Profile of the Abuser
· Profile of the Abuser
There are different types of abusers and different levels of abuse. Generally, abusers are people with a strong psychological or emotional immaturity, and probably, they have been a victim of abuse during their childhood or a witness of an abusive relationship, and they have not been able to learn better and healthier ways to interact with others.
Often times, low self-esteem, lack of self-confidence and frustration lead a person to feel he or she needs to control other people or constantly degrade them.
Among the most common characteristic of abusers, we can list the following:
§ They have a low level of tolerance, a volatile temper and any minimal incident triggers their negative reaction.

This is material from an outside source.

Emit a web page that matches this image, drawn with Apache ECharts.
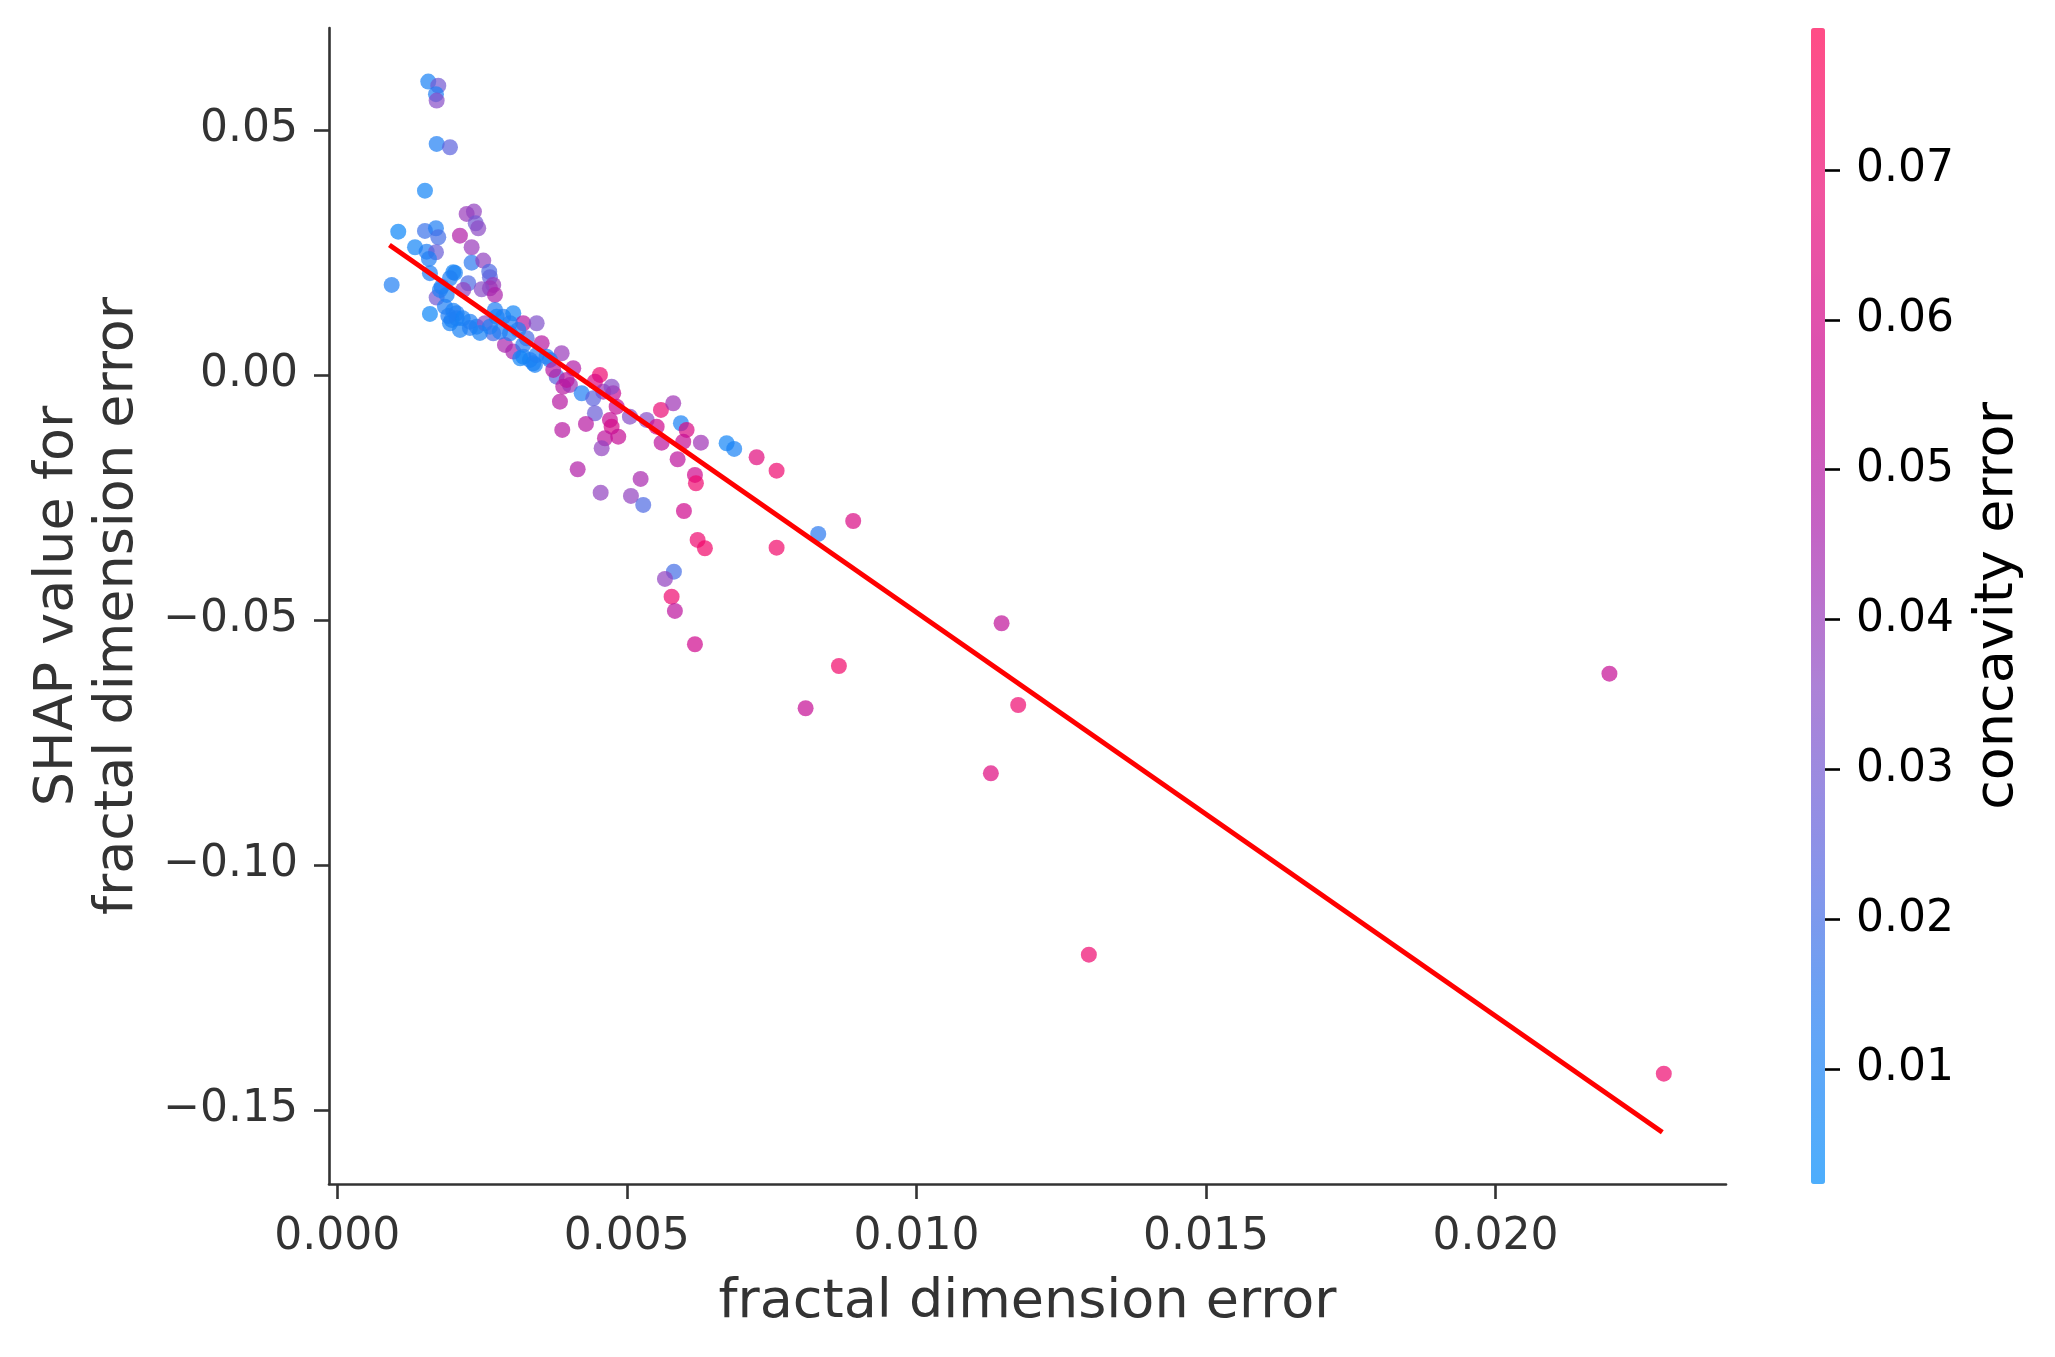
<!DOCTYPE html>
<html>
<head>
<meta charset="utf-8">
<script src="https://cdn.jsdelivr.net/npm/echarts@6/dist/echarts.min.js"></script>
<style>
html,body{margin:0;padding:0;background:#fff;}
#chart{width:2055px;height:1357px;}
</style>
</head>
<body>
<div id="chart"></div>
<script>
// fractal dimension error (x), SHAP value (y), concavity error (colour)
const fractalDim = [
0.001571,0.001744,0.001704,0.001716,0.001716,0.001946,0.001514,0.001053,0.002234,0.00236,
0.00239,0.002434,0.002118,0.001514,0.001704,0.001744,0.001342,0.00232,0.001543,0.001704,
0.001583,0.00232,0.002521,0.002624,0.002636,0.0016,0.002003,0.000939,0.002262,0.002693,
0.002636,0.002493,0.002175,0.001716,0.001802,0.001889,0.002723,0.0016,0.001859,0.002003,
0.001946,0.002118,0.002061,0.002291,0.002407,0.00255,0.002723,0.002866,0.003039,0.002693,
0.002895,0.003039,0.003211,0.003443,0.00327,0.003211,0.003327,0.003529,0.003874,0.004075,
0.004536,0.002982,0.003672,0.003413,0.003788,0.003902,0.004018,0.003845,0.004449,0.004593,
0.004765,0.004737,0.00422,0.00442,0.004449,0.004824,0.005053,0.004708,0.004737,0.004622,
0.004852,0.004565,0.004294,0.003885,0.005342,0.005515,0.005589,0.005801,0.005934,0.006032,
0.005974,0.005601,0.006279,0.006723,0.006854,0.005877,0.007241,0.007586,0.006176,0.006193,
0.005238,0.004151,0.004548,0.005071,0.005283,0.005986,0.006222,0.006348,0.007586,0.005813,
0.005658,0.005773,0.00583,0.006176,0.008909,0.008305,0.011471,0.008662,0.008087,0.011758,
0.011286,0.012978,0.021967,0.022906,0.002032,0.001773,0.001946,0.001975,0.002061,0.002636,
0.002752,0.002982,0.002809,0.003125,0.003211,0.003384,0.003443,0.003615,0.003729,0.003961,
0.003159,0.002166,0.002291,0.002464,0.001917
];
const shapValue = [
0.05986,0.05904,0.05729,0.05598,0.04714,0.04647,0.03761,0.02924,0.03286,0.03333,
0.03096,0.02994,0.02843,0.02939,0.02994,0.0281,0.02606,0.02606,0.02516,0.02504,
0.02367,0.02292,0.02333,0.02108,0.01994,0.02076,0.02096,0.01837,0.01871,0.01837,
0.01769,0.01749,0.01735,0.01578,0.01802,0.01633,0.01633,0.01245,0.01394,0.01312,
0.01055,0.00918,0.01157,0.01088,0.00986,0.01055,0.01327,0.0119,0.01259,0.00851,
0.00612,0.00476,0.01055,0.01055,0.00749,0.00373,0.00306,0.00647,0.00443,0.00137,
0.0,0.00851,0.00306,0.00204,-0.00035,-0.00239,-0.00204,-0.00545,-0.00137,-0.00341,
-0.00373,-0.00239,-0.00373,-0.00476,-0.00782,-0.00647,-0.00851,-0.00918,-0.01055,-0.01292,
-0.01259,-0.01496,-0.01,-0.01122,-0.00918,-0.01055,-0.00714,-0.00578,-0.00986,-0.01122,
-0.01361,-0.01382,-0.01382,-0.01394,-0.0151,-0.0172,-0.0168,-0.01953,-0.02041,-0.0221,
-0.02122,-0.01924,-0.02402,-0.02469,-0.02653,-0.02776,-0.03367,-0.03537,-0.03524,-0.04014,
-0.04163,-0.04524,-0.04816,-0.05496,-0.0298,-0.03245,-0.05067,-0.05939,-0.06802,-0.06735,
-0.08129,-0.1183,-0.06096,-0.14259,0.02082,0.01735,0.01973,0.01122,0.01259,0.00986,
0.0119,0.01055,0.00884,0.00918,0.00612,0.00239,0.00408,0.00373,0.00102,-0.00102,
0.00341,0.01157,0.00959,0.00857,0.01204
];
const concavity = [
0.010,0.030,0.012,0.035,0.012,0.025,0.008,0.006,0.040,0.038,
0.030,0.036,0.048,0.018,0.012,0.020,0.008,0.040,0.012,0.028,
0.012,0.015,0.038,0.022,0.025,0.012,0.008,0.012,0.022,0.040,
0.042,0.035,0.038,0.030,0.012,0.010,0.046,0.006,0.012,0.010,
0.010,0.010,0.012,0.012,0.012,0.035,0.012,0.012,0.008,0.022,
0.045,0.045,0.050,0.033,0.022,0.008,0.012,0.050,0.040,0.048,
0.070,0.012,0.012,0.010,0.025,0.050,0.042,0.050,0.062,0.042,
0.055,0.035,0.012,0.025,0.028,0.055,0.035,0.055,0.060,0.052,
0.055,0.038,0.050,0.050,0.035,0.058,0.068,0.042,0.010,0.062,
0.055,0.052,0.042,0.008,0.010,0.052,0.065,0.070,0.058,0.070,
0.045,0.048,0.038,0.038,0.022,0.058,0.070,0.072,0.072,0.020,
0.038,0.070,0.052,0.058,0.062,0.015,0.053,0.072,0.055,0.070,
0.064,0.070,0.055,0.070,0.010,0.012,0.012,0.010,0.012,0.012,
0.010,0.012,0.012,0.012,0.014,0.010,0.012,0.012,0.050,0.052,
0.008,0.010,0.012,0.010,0.012
];
// fitted trend line endpoints
const trendX = [0.00090, 0.02288];
const trendY = [0.02653, -0.15455];
// tick labels
const xTicks = [0, 0.005, 0.010, 0.015, 0.020];
const yTicks = [-0.15, -0.10, -0.05, 0.00, 0.05];
const cTicks = [0.01, 0.02, 0.03, 0.04, 0.05, 0.06, 0.07];
const cMin = 0.00232, cMax = 0.07948;

const pts = fractalDim.map((x, i) => [x, shapValue[i], concavity[i]]);
const trend = trendX.map((x, i) => [x, trendY[i]]);

const FONT = 'DejaVu Sans';
const minus = s => s.replace('-', '\u2212');

const chart = echarts.init(document.getElementById('chart'), null, {renderer: 'canvas'});
chart.setOption({
  animation: false,
  backgroundColor: '#ffffff',
  textStyle: {fontFamily: FONT},
  grid: [
    {left: 329, top: 28, right: 329, bottom: 173, containLabel: false},
    {left: 1811, top: 28, width: 14, height: 1156, containLabel: false, z: 5}
  ],
  xAxis: [{
    type: 'value', gridIndex: 0, min: -0.000143, max: 0.02398,
    axisLine: {show: true, onZero: false, lineStyle: {color: '#333333', width: 2.6}},
    axisTick: {show: true, length: 15, customValues: xTicks, lineStyle: {color: '#333333', width: 2.6}},
    axisLabel: {customValues: xTicks, formatter: v => minus(v.toFixed(3)), color: '#333333', fontSize: 44, fontFamily: FONT, margin: 32},
    splitLine: {show: false},
    name: 'fractal dimension error', nameLocation: 'middle', nameGap: 92,
    nameTextStyle: {fontSize: 54, color: '#333333', fontFamily: FONT}
  }, {
    type: 'value', gridIndex: 1, min: 0, max: 1, show: false
  }],
  yAxis: [{
    type: 'value', gridIndex: 0, min: -0.1651, max: 0.0708,
    axisLine: {show: true, onZero: false, lineStyle: {color: '#333333', width: 2.6}},
    axisTick: {show: true, length: 15, customValues: yTicks, lineStyle: {color: '#333333', width: 2.6}},
    axisLabel: {customValues: yTicks, formatter: v => minus(v.toFixed(2)), color: '#333333', fontSize: 44, fontFamily: FONT, margin: 31},
    splitLine: {show: false},
    name: 'SHAP value for\nfractal dimension error', nameLocation: 'middle', nameRotate: 90, nameGap: 181,
    nameTextStyle: {fontSize: 54, lineHeight: 60, color: '#333333', fontFamily: FONT, align: 'center'}
  }, {
    type: 'value', gridIndex: 1, position: 'right', min: cMin, max: cMax, z: 10,
    axisLine: {show: true, onZero: false, lineStyle: {color: 'rgba(0,0,0,0)', width: 0}},
    axisTick: {show: true, inside: false, length: 15, customValues: cTicks, lineStyle: {color: '#000000', width: 2.6}},
    axisLabel: {customValues: cTicks, formatter: v => v.toFixed(2), color: '#000000', fontSize: 44, fontFamily: FONT, margin: 31},
    splitLine: {show: false},
    name: 'concavity error', nameLocation: 'middle', nameRotate: 90, nameGap: 146,
    nameTextStyle: {fontSize: 54, color: '#000000', fontFamily: FONT}
  }],
  visualMap: [{
    type: 'continuous', seriesIndex: 0, dimension: 2, min: cMin, max: cMax,
    left: 1811, top: 28, itemWidth: 14, itemHeight: 1156, padding: 0,
    calculable: false, hoverLink: false, orient: 'vertical', z: 1,
    inRange: {color: ['#008bfb', '#237df2', '#5a64de', '#8a4cc6', '#ac20aa', '#cc078e', '#eb0a74', '#ff0052']},
    controller: {inRange: {color: ['#4daefc', '#65a4f6', '#8c92e8', '#ad82d7', '#c563c4', '#db51b0', '#f1549e', '#ff4d86']}}
  }],
  series: [{
    type: 'scatter', xAxisIndex: 0, yAxisIndex: 0,
    data: pts, symbol: 'circle', symbolSize: 16,
    itemStyle: {opacity: 0.7, borderWidth: 0},
    emphasis: {disabled: true}, z: 2
  }, {
    type: 'line', xAxisIndex: 0, yAxisIndex: 0,
    data: trend, symbol: 'none',
    lineStyle: {color: '#ff0000', width: 5},
    emphasis: {disabled: true}, z: 3
  }]
});
</script>
</body>
</html>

§ They are very insecure, excessively possessive and jealous. They feel a strong need to control others or restrict their rights.

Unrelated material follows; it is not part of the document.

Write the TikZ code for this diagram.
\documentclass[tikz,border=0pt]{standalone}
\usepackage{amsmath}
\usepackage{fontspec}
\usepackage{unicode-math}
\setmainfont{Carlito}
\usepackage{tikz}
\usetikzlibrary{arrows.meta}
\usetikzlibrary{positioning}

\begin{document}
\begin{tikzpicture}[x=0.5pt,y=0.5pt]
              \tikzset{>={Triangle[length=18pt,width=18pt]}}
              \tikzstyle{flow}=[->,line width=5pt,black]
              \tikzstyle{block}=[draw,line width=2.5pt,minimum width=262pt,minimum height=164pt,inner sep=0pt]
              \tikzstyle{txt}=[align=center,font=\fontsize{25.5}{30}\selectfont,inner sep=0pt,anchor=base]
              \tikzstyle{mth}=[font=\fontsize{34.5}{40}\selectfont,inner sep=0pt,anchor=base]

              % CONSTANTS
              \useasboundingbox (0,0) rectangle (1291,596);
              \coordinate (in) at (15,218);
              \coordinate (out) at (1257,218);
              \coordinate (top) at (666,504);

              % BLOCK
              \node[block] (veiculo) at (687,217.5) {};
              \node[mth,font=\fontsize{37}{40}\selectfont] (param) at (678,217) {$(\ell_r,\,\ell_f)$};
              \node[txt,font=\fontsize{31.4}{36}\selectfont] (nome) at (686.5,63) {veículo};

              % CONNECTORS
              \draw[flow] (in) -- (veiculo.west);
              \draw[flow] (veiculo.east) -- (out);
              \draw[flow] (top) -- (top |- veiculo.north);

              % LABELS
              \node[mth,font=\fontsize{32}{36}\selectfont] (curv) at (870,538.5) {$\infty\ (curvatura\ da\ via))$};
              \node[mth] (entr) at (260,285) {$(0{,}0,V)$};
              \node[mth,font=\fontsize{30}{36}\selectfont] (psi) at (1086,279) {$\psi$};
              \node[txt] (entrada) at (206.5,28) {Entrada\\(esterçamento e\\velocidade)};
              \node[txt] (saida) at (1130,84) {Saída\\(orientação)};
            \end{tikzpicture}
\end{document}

§ They need submissive people willing to obey their rules.
§ Often, they have very superficial relationships with different partners.
§ They don’t commit.
§ They have unrealistic expectations.
§ They are very demanding.
§ They give orders, they don’t ask.
§ They have a great ability to deceive others and they also deceive themselves often.
§ They blame other about their own problems, or they blame the world, life, their luck or a particular situation.
§ They never acknowledge the harm they cause.
§ They are inconsiderate and never show empathy towards others.
§ Usually, they have a dual personality: they can be charming and cruel at the same time.
These are very general characteristics. We also need to remember that each person is unique, and an abuser may exhibit some personal traits that other abusers may not have.
Abusers may be either male or female, and they can also be parents, employers, teachers, law enforcement agents, friends, etc.
Here are other common characteristics of abusers and the different types of abuse:
§ The abuser makes the victim feel responsible for his emotions.
§ He threatens the victim.
§ He insults, humiliates, verbally or physically attacks the victim.
§ He makes the victim feel guilty so he can justify his abuse.
§ He needs to be the center of all conversations and needs undivided attention.
§ He refuses to apologize because he is always right.
§ Judges or criticizes the victim or what the victim does.
§ Uses punishments and rewards to emotionally manipulate the victim.
§ Invades the victim’s privacy.
§ Underestimates the victim, minimizes the importance of the victim’s needs and feelings, or ignores them.
Abusers usually have a sharp natural perception -most of the times they unaware of it- about the weaknesses of the victim. Emotional abuse occurs when a person allows it to occur (expect for victims who are children, disabled people, or some elderly). We are not trying to justify the abuser, but it is very important to understand that the victim also plays a crucial role in the emotional abuse.